## What you should do
Return the lines below exactly, from the first line to the line that contains "import * as". Leave out pictures.

────

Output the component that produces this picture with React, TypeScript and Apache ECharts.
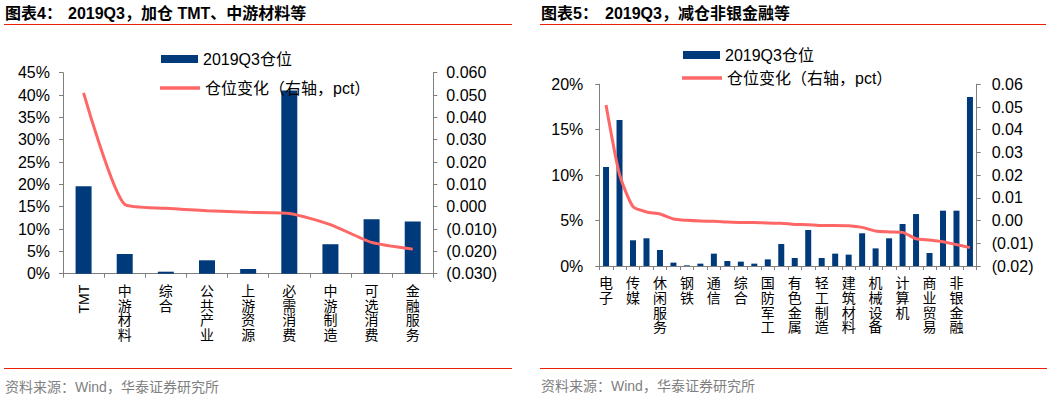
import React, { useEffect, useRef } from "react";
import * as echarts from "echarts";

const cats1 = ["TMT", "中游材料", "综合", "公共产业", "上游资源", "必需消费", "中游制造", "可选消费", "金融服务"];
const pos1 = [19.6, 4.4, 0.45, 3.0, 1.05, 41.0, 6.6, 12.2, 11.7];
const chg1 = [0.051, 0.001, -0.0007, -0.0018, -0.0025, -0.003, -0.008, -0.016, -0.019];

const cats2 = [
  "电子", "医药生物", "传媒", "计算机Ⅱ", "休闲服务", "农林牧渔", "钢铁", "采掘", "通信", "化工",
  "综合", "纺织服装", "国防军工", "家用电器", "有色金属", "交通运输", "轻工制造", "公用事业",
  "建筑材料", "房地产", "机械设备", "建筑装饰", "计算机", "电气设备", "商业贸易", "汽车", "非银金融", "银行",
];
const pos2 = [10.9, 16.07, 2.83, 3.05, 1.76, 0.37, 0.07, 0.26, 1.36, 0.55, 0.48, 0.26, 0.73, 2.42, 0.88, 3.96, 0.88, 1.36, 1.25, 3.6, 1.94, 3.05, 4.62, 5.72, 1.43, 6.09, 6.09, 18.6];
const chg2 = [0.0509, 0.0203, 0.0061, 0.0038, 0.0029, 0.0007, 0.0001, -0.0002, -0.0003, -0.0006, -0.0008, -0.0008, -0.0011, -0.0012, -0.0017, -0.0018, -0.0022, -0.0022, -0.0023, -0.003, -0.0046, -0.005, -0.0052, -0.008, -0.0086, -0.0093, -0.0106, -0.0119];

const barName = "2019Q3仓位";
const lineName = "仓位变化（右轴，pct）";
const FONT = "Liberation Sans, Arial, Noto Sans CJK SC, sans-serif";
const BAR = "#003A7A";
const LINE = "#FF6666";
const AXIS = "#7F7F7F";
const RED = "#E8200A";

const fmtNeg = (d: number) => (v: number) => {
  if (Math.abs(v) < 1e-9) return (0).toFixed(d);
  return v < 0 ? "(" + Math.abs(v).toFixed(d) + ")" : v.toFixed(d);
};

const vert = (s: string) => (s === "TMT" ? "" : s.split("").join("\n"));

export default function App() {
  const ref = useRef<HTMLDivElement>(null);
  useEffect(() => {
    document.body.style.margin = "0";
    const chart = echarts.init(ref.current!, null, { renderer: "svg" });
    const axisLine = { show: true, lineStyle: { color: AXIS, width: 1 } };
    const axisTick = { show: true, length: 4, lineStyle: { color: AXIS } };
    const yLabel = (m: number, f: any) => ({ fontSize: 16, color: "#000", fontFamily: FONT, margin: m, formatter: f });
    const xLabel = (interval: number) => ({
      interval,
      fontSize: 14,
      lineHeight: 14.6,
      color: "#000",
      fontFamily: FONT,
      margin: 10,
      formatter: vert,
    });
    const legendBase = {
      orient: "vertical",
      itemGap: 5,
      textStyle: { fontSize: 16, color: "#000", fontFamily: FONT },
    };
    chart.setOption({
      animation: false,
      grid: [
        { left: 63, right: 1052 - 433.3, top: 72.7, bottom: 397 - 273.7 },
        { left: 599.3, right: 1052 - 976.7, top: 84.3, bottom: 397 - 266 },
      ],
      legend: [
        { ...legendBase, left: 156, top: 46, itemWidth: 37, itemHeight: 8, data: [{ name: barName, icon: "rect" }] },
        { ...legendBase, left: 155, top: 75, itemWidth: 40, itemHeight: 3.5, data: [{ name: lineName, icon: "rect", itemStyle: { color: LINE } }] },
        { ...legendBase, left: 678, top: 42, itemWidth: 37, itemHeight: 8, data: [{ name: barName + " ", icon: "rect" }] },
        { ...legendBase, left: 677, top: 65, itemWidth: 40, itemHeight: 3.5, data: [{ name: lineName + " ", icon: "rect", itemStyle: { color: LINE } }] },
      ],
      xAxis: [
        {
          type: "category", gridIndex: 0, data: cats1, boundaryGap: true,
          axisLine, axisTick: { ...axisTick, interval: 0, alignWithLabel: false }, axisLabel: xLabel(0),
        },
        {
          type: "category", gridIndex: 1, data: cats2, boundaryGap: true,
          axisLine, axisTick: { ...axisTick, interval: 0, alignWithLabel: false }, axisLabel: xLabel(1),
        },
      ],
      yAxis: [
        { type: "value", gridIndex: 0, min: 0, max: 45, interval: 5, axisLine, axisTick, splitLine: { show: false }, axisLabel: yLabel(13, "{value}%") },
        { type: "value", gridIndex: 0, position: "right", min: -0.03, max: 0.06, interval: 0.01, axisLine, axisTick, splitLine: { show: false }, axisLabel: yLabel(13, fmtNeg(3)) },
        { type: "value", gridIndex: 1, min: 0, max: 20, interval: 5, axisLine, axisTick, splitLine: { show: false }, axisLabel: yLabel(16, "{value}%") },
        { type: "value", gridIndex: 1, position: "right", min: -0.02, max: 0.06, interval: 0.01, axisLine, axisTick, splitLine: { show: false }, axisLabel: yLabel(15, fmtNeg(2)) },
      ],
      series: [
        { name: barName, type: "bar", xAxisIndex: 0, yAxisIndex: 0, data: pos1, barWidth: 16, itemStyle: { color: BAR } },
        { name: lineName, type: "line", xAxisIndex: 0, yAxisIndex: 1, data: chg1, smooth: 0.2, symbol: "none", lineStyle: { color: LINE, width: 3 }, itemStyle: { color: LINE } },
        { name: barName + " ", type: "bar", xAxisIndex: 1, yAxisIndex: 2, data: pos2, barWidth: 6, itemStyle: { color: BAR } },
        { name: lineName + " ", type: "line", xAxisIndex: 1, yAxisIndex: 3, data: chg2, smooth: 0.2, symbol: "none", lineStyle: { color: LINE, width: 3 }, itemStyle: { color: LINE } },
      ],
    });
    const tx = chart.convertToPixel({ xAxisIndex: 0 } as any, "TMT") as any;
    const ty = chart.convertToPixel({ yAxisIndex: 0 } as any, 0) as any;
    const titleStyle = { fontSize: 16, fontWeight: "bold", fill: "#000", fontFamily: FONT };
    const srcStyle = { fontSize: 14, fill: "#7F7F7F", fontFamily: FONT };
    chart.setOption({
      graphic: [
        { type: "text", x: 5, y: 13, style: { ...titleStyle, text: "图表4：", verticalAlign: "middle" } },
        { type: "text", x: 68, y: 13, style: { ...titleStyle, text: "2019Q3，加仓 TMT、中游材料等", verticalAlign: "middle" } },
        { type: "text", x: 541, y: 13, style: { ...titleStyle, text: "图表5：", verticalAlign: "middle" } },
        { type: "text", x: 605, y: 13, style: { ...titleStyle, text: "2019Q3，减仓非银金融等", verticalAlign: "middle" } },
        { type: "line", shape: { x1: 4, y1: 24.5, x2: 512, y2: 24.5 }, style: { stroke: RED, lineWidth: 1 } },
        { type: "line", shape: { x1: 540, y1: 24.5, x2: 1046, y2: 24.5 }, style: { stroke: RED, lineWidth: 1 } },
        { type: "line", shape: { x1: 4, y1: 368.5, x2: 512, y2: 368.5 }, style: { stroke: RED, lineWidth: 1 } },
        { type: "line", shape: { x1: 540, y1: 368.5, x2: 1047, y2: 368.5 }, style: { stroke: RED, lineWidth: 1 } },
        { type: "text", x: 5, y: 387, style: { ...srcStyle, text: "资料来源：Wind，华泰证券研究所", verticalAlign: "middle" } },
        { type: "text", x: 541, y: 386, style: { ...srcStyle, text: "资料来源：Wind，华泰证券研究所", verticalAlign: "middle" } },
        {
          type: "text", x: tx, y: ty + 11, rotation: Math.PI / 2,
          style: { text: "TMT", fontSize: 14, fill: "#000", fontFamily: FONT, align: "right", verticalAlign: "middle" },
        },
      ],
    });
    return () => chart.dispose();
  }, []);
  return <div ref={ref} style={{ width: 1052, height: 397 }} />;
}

────

## Correct response
Output the component that produces this picture with React, TypeScript and Apache ECharts.
import React, { useEffect, useRef } from "react";
import * as echarts from "echarts";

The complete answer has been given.